WHAT IS BEING ASKED: Filter the entries below, keeping only lines with the word "this".

LISTED ENTRIES:
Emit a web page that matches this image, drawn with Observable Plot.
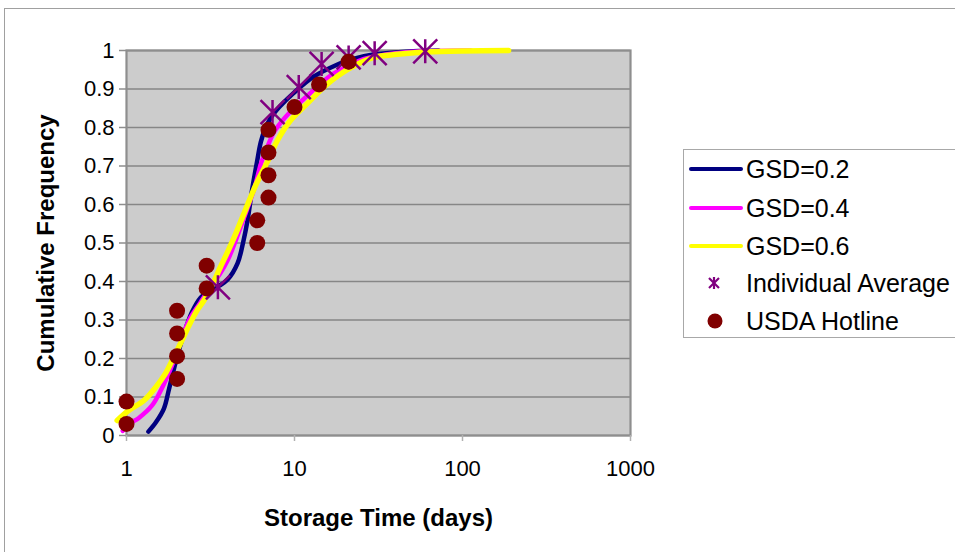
<!DOCTYPE html>
<html>
<head>
<meta charset="utf-8">
<script src="https://cdn.jsdelivr.net/npm/d3@7"></script>
<script src="https://cdn.jsdelivr.net/npm/@observablehq/plot@0.6"></script>
<style>
  html, body { margin: 0; padding: 0; background: #fff; }
  #wrap { position: relative; width: 955px; height: 552px; overflow: hidden; font-family: "Liberation Sans", Arial, sans-serif; }
  #outer { position: absolute; left: 4px; top: 8px; width: 1100px; height: 700px; border-left: 1.5px solid #a0a0a0; border-top: 1.5px solid #a0a0a0; }
  #chart { position: absolute; left: 0; top: 0; }
  #legend { position: absolute; left: 683px; top: 149px; width: 320px; height: 187px; border: 1.5px solid #a8a8a8; background: #fff; }
  .row { position: absolute; left: 0; height: 30px; display: flex; align-items: center; font-size: 25px; color: #000; white-space: nowrap; }
  .row svg { display: block; }
</style>
</head>
<body>
<div id="wrap">
  <div id="outer"></div>
  <div id="chart"></div>
  <div id="legend"></div>
</div>
<script>
// ---- data ----
const xTicks = [1, 10, 100, 1000];
const yTicks = [0, 0.1, 0.2, 0.3, 0.4, 0.5, 0.6, 0.7, 0.8, 0.9, 1];

const gsd02X = [1.35, 1.5, 1.67, 1.79, 1.96, 2.2, 2.45, 2.76, 3.2, 3.6, 4.0, 4.58, 4.97, 5.25, 5.6, 6.0, 6.3, 6.7, 7.3, 8.2, 9.9, 13, 17.9, 21.5, 30, 51, 72];
const gsd02Y = [0.01, 0.035, 0.07, 0.12, 0.19, 0.265, 0.32, 0.358, 0.38, 0.39, 0.405, 0.447, 0.506, 0.558, 0.64, 0.714, 0.762, 0.798, 0.828, 0.855, 0.89, 0.932, 0.963, 0.976, 0.99, 0.998, 1.0];

const gsd04X = [0.95, 1.03, 1.18, 1.42, 1.63, 1.83, 2.05, 2.35, 2.75, 3.16, 3.6, 4.0, 4.5, 5.0, 5.4, 5.8, 6.3, 6.9, 7.6, 9.5, 11.9, 16.4, 20.6, 26, 35, 51, 112];
const gsd04Y = [0.012, 0.029, 0.045, 0.078, 0.124, 0.173, 0.229, 0.299, 0.345, 0.385, 0.42, 0.455, 0.51, 0.565, 0.605, 0.645, 0.705, 0.75, 0.79, 0.842, 0.882, 0.935, 0.958, 0.978, 0.99, 0.997, 1.0];

const gsd06X = [0.88, 1.03, 1.27, 1.49, 1.7, 1.87, 2.1, 2.35, 2.63, 2.9, 3.31, 3.6, 3.98, 4.4, 4.85, 5.4, 5.9, 6.88, 7.88, 9.46, 11.9, 15.6, 21, 29.7, 41, 60, 100, 188];
const gsd06Y = [0.039, 0.065, 0.091, 0.125, 0.16, 0.195, 0.24, 0.285, 0.325, 0.352, 0.40, 0.435, 0.475, 0.517, 0.562, 0.612, 0.652, 0.71, 0.765, 0.818, 0.862, 0.912, 0.952, 0.982, 0.99, 0.996, 0.999, 1.0];

const individualX = [3.5, 7.4, 10.6, 14.5, 21, 30, 60];
const individualY = [0.385, 0.84, 0.905, 0.965, 0.982, 0.993, 0.998];

const usdaX = [1, 1, 2, 2, 2, 2, 3, 3, 6, 6, 7, 7, 7, 7, 10, 14, 21];
const usdaY = [0.03, 0.088, 0.147, 0.206, 0.265, 0.324, 0.382, 0.441, 0.5, 0.559, 0.618, 0.676, 0.735, 0.794, 0.853, 0.912, 0.971];

const seriesNames = ["GSD=0.2", "GSD=0.4", "GSD=0.6", "Individual Average", "USDA Hotline"];

// ---- build tables ----
const toRows = (xs, ys) => xs.map((x, i) => ({x, y: ys[i]}));
const gsd02 = toRows(gsd02X, gsd02Y);
const gsd04 = toRows(gsd04X, gsd04Y);
const gsd06 = toRows(gsd06X, gsd06Y);
const individual = toRows(individualX, individualY);
const usda = toRows(usdaX, usdaY);

// Excel-like star marker: vertical bar + X
const star = {
  draw(context, size) {
    const r = Math.sqrt(size / Math.PI);
    context.moveTo(0, -r); context.lineTo(0, r);
    context.moveTo(-r, -r); context.lineTo(r, r);
    context.moveTo(-r, r); context.lineTo(r, -r);
  }
};

const chart = Plot.plot({
  width: 955,
  height: 552,
  marginLeft: 126,
  marginRight: 325,
  marginTop: 50,
  marginBottom: 117,
  x: {type: "log", domain: [1, 1000]},
  y: {domain: [0, 1]},
  style: {fontFamily: "'Liberation Sans', Arial, sans-serif", fontSize: "22px", color: "#000", background: "transparent", overflow: "visible"},
  marks: [
    Plot.frame({fill: "#cccccc"}),
    Plot.ruleY(yTicks, {stroke: "#868686", strokeWidth: 1.6}),
    Plot.frame({stroke: "#8e8e8e", strokeWidth: 2.2}),
    Plot.axisY(yTicks, {tickSize: 7, tickPadding: 5, tickFormat: d => String(d), stroke: "#8e8e8e", strokeWidth: 1.5, label: null, fontSize: 22}),
    Plot.axisX(xTicks, {tickSize: 6, tickPadding: 19, tickFormat: d => String(d), stroke: "#b0b0b0", strokeWidth: 1.5, label: null, fontSize: 22}),
    Plot.line(gsd02, {x: "x", y: "y", stroke: "#000080", strokeWidth: 4.5, curve: "catmull-rom"}),
    Plot.line(gsd04, {x: "x", y: "y", stroke: "#ff00ff", strokeWidth: 4.5, curve: "catmull-rom"}),
    Plot.line(gsd06, {x: "x", y: "y", stroke: "#ffff00", strokeWidth: 5.5, curve: "catmull-rom"}),
    Plot.dot(individual, {x: "x", y: "y", symbol: star, r: 12, stroke: "#800080", strokeWidth: 2.5, fill: "none"}),
    Plot.dot(usda, {x: "x", y: "y", r: 8, fill: "#800000", stroke: "none"}),
    Plot.text(["Storage Time (days)"], {frameAnchor: "bottom", dy: 83, text: d => d, fontWeight: "bold", fontSize: 24, fill: "#000", textAnchor: "middle", lineAnchor: "middle"}),
    Plot.text(["Cumulative Frequency"], {frameAnchor: "left", dx: -80, rotate: -90, text: d => d, fontWeight: "bold", fontSize: 24, fill: "#000", textAnchor: "middle", lineAnchor: "middle"})
  ]
});
document.getElementById("chart").appendChild(chart);

// ---- legend ----
const legend = document.getElementById("legend");
const colors = ["#000080", "#ff00ff", "#ffff00"];
const rowCenters = [168, 207, 245, 282, 320];
seriesNames.forEach((name, i) => {
  const row = document.createElement("div");
  row.className = "row";
  row.style.top = (rowCenters[i] - 149 - 15) + "px";
  let sw;
  if (i < 3) {
    sw = `<svg width="62" height="30"><line x1="7" y1="15" x2="57" y2="15" stroke="${colors[i]}" stroke-width="4" stroke-linecap="round"/></svg>`;
  } else if (i === 3) {
    sw = `<svg width="62" height="30"><g stroke="#800080" stroke-width="2.2"><line x1="30" y1="9" x2="30" y2="21"/><line x1="25" y1="10" x2="35" y2="20"/><line x1="25" y1="20" x2="35" y2="10"/></g></svg>`;
  } else {
    sw = `<svg width="62" height="30"><circle cx="31" cy="15" r="7.5" fill="#800000"/></svg>`;
  }
  row.innerHTML = sw + `<span>${name}</span>`;
  legend.appendChild(row);
});
</script>
</body>
</html>
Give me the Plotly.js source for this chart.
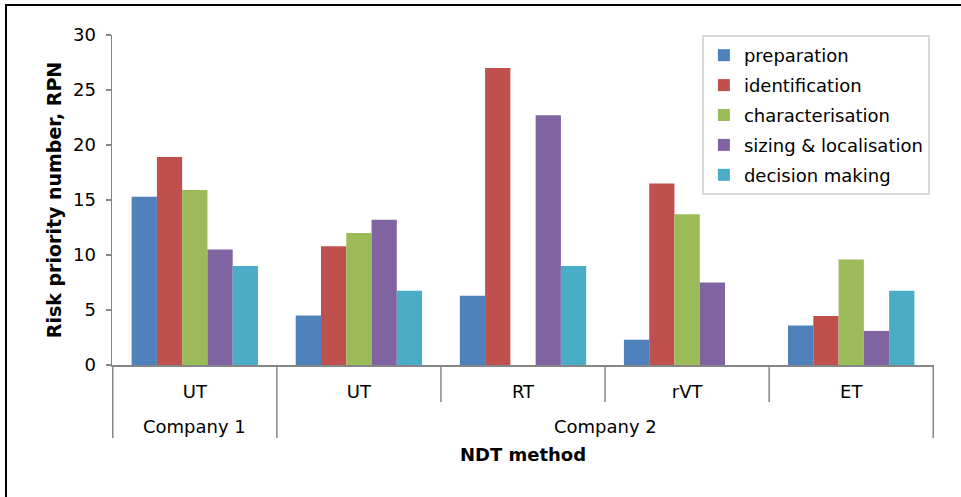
<!DOCTYPE html>
<html><head><meta charset="utf-8">
<script src="https://cdn.plot.ly/plotly-3.0.1.min.js"></script>
<style>
html,body{margin:0;padding:0;background:#fff;}
#wrap{position:relative;width:961px;height:497px;overflow:hidden;}
#chart{position:absolute;left:0;top:0;width:961px;height:497px;}
#frame{position:absolute;left:5px;top:4px;width:1000px;height:1000px;border-left:2px solid #000;border-top:2px solid #000;pointer-events:none;}
</style></head><body>
<div id="wrap"><div id="chart"></div><div id="frame"></div></div>
<script>
// ---- data ----
const companies = ['Company 1', 'Company 2', 'Company 2', 'Company 2', 'Company 2'];
const methods = ['UT', 'UT', 'RT', 'rVT', 'ET'];
const preparation = [15.3, 4.5, 6.3, 2.3, 3.6];
const identification = [18.9, 10.8, 27.0, 16.5, 4.45];
const characterisation = [15.9, 12.0, 0, 13.7, 9.6];
const sizingLocalisation = [10.5, 13.2, 22.7, 7.5, 3.1];
const decisionMaking = [9.0, 6.75, 9.0, 0, 6.75];
const seriesNames = ['preparation', 'identification', 'characterisation', 'sizing & localisation', 'decision making'];
const seriesColors = ['#4F81BD', '#C0504D', '#9BBB59', '#8064A2', '#4BACC6'];
const yTicks = [0, 5, 10, 15, 20, 25, 30];
const yTitle = 'Risk priority number, RPN';
const xTitle = 'NDT method';

// ---- build ----
const W = 961, H = 497;
const M = {l: 112, r: 27, t: 35, b: 132};
const plotH = H - M.t - M.b;
const FONT = 'DejaVu Sans, Verdana, sans-serif';
const AX = '#868686';

const keys = methods.map((m, i) => companies[i] + ' | ' + m);
const allSeries = [preparation, identification, characterisation, sizingLocalisation, decisionMaking];

const traces = allSeries.map((vals, k) => ({
  type: 'bar',
  name: seriesNames[k],
  legendgroup: 'g' + k,
  x: keys,
  y: vals,
  marker: {color: seriesColors[k], line: {width: 0}},
  hoverinfo: 'name+y'
}));

// dividers
const shapes = [];
const innerDepth = 37 / plotH, outerDepth = 73 / plotH;
for (let i = 0; i <= keys.length; i++) {
  const outer = (i === 0 || i === keys.length || companies[i] !== companies[i - 1]);
  shapes.push({
    type: 'line', xref: 'x', yref: 'paper', layer: 'above',
    x0: i - 0.5, x1: i - 0.5, y0: 0, y1: -(outer ? outerDepth : innerDepth),
    line: {color: AX, width: 1.5}
  });
}
// company labels
const annotations = [];
let start = 0;
for (let i = 1; i <= companies.length; i++) {
  if (i === companies.length || companies[i] !== companies[start]) {
    annotations.push({
      xref: 'x', yref: 'paper', x: (start + i - 1) / 2, y: -61 / plotH,
      text: companies[start], showarrow: false, xanchor: 'center', yanchor: 'middle',
      font: {family: FONT, size: 18, color: '#000'}
    });
    start = i;
  }
}

const layout = {
  width: W, height: H,
  margin: M,
  paper_bgcolor: 'rgba(0,0,0,0)', plot_bgcolor: 'rgba(0,0,0,0)',
  barmode: 'group', bargap: 0.23, bargroupgap: 0,
  showlegend: true,
  legend: {
    x: 0.995, xanchor: 'right', y: 1.0, yanchor: 'top',
    bgcolor: '#fff', bordercolor: '#d9d9d9', borderwidth: 2,
    font: {family: FONT, size: 18, color: '#000'},
    traceorder: 'grouped', tracegroupgap: 3.5
  },
  xaxis: {
    type: 'category',
    tickvals: keys, ticktext: methods,
    tickfont: {family: FONT, size: 18, color: '#000'},
    ticks: '', showline: true, linecolor: AX, linewidth: 1.5,
    showgrid: false, zeroline: false, automargin: false,
    ticklabelstandoff: 10,
    title: {text: '<b>' + xTitle + '</b>', font: {family: FONT, size: 18, color: '#000'}, standoff: 47}
  },
  yaxis: {
    range: [0, 30], tickvals: yTicks, ticktext: yTicks.map(String),
    tickfont: {family: FONT, size: 18, color: '#000'},
    ticks: 'outside', ticklen: 5, tickcolor: AX, tickwidth: 1.5,
    showline: true, linecolor: AX, linewidth: 1.5,
    showgrid: false, zeroline: false, automargin: false,
    ticklabelstandoff: 6,
    title: {text: '<b>' + yTitle + '</b>', font: {family: FONT, size: 19, color: '#000'}, standoff: 6}
  },
  shapes: shapes,
  annotations: annotations
};

Plotly.newPlot('chart', traces, layout, {displayModeBar: false, staticPlot: true});
</script>
</body></html>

TASK RESPONSE:
Emit a web page that matches this image, drawn with Observable Plot.
Give me the Plotly.js source for this chart.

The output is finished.